[Task]
From the first line of the data below through the line bearing "import * as", reproduce each line exactly; do not include pictures.

[Start of Source data]

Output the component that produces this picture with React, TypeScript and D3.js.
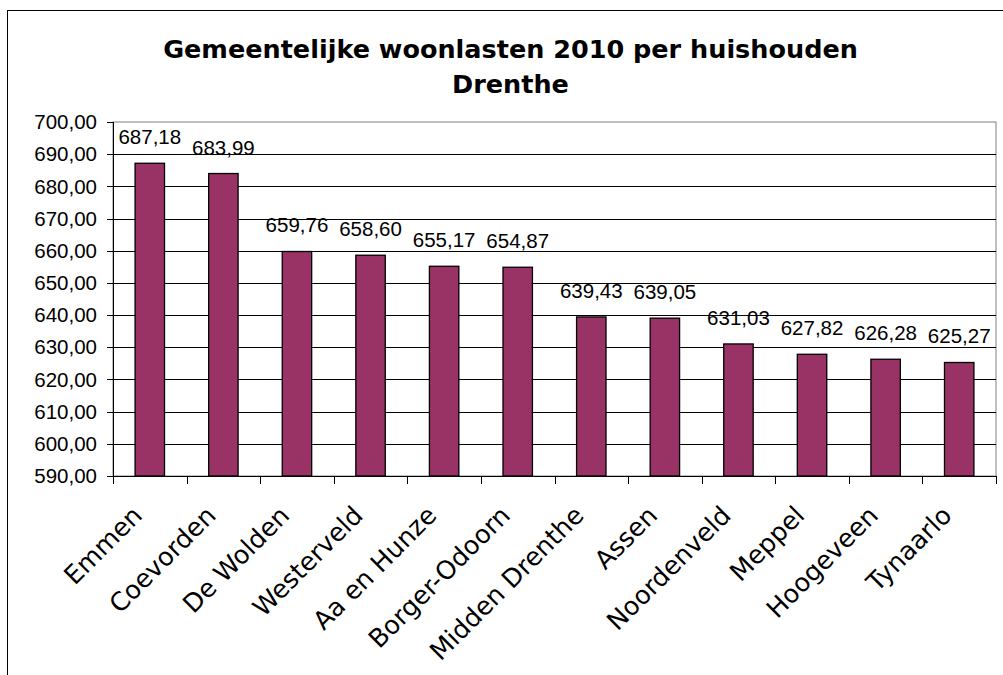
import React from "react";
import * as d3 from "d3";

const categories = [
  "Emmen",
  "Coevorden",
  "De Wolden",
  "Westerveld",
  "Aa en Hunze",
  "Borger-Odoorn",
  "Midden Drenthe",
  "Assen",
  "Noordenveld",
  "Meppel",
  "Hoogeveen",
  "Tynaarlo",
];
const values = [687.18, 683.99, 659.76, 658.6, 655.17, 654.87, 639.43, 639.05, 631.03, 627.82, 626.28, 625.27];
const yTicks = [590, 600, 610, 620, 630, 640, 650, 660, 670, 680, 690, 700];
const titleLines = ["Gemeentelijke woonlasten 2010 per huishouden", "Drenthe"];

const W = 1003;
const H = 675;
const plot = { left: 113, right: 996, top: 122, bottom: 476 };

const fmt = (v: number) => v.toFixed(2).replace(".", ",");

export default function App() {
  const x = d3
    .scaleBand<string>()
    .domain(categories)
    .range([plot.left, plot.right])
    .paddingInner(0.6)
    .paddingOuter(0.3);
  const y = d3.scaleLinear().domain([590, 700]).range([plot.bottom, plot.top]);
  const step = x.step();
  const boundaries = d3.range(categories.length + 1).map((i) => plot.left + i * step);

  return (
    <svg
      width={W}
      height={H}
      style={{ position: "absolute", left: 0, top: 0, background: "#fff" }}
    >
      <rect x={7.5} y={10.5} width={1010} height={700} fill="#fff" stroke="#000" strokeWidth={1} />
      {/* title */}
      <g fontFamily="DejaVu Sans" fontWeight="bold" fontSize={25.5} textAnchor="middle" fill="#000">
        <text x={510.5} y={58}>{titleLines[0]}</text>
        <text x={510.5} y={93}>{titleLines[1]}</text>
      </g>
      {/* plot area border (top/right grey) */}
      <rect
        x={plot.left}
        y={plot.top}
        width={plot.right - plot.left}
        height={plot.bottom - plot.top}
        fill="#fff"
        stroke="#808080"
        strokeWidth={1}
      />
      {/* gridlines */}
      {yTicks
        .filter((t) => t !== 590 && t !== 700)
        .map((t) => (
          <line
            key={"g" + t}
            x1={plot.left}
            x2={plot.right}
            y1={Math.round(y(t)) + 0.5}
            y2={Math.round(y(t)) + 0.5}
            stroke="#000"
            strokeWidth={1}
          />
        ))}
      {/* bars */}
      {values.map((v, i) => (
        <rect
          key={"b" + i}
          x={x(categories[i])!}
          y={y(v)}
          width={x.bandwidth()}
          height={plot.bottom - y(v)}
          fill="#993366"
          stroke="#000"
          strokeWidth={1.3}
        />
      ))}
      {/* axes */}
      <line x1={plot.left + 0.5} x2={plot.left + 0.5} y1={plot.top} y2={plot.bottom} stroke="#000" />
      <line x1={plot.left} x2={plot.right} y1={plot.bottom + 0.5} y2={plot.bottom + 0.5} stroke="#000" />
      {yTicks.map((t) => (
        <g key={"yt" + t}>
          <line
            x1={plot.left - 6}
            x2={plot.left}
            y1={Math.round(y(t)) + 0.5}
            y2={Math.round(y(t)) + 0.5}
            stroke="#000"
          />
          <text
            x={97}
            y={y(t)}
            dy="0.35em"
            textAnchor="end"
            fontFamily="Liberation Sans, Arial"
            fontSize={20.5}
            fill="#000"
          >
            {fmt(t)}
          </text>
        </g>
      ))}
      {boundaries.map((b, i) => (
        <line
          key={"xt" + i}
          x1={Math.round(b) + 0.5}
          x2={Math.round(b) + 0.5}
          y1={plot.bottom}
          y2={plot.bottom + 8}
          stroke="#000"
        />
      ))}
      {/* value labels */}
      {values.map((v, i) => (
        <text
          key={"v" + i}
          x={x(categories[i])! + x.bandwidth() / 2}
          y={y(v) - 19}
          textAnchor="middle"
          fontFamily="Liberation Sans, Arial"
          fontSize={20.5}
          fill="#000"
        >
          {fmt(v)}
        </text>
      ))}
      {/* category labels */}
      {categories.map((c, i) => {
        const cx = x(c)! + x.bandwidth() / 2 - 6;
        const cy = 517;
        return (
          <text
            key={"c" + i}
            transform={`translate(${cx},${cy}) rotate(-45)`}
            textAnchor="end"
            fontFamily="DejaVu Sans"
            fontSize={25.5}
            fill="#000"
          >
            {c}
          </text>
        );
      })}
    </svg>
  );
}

[End of Source data]

[Written solution]
Output the component that produces this picture with React, TypeScript and D3.js.
import React from "react";
import * as d3 from "d3";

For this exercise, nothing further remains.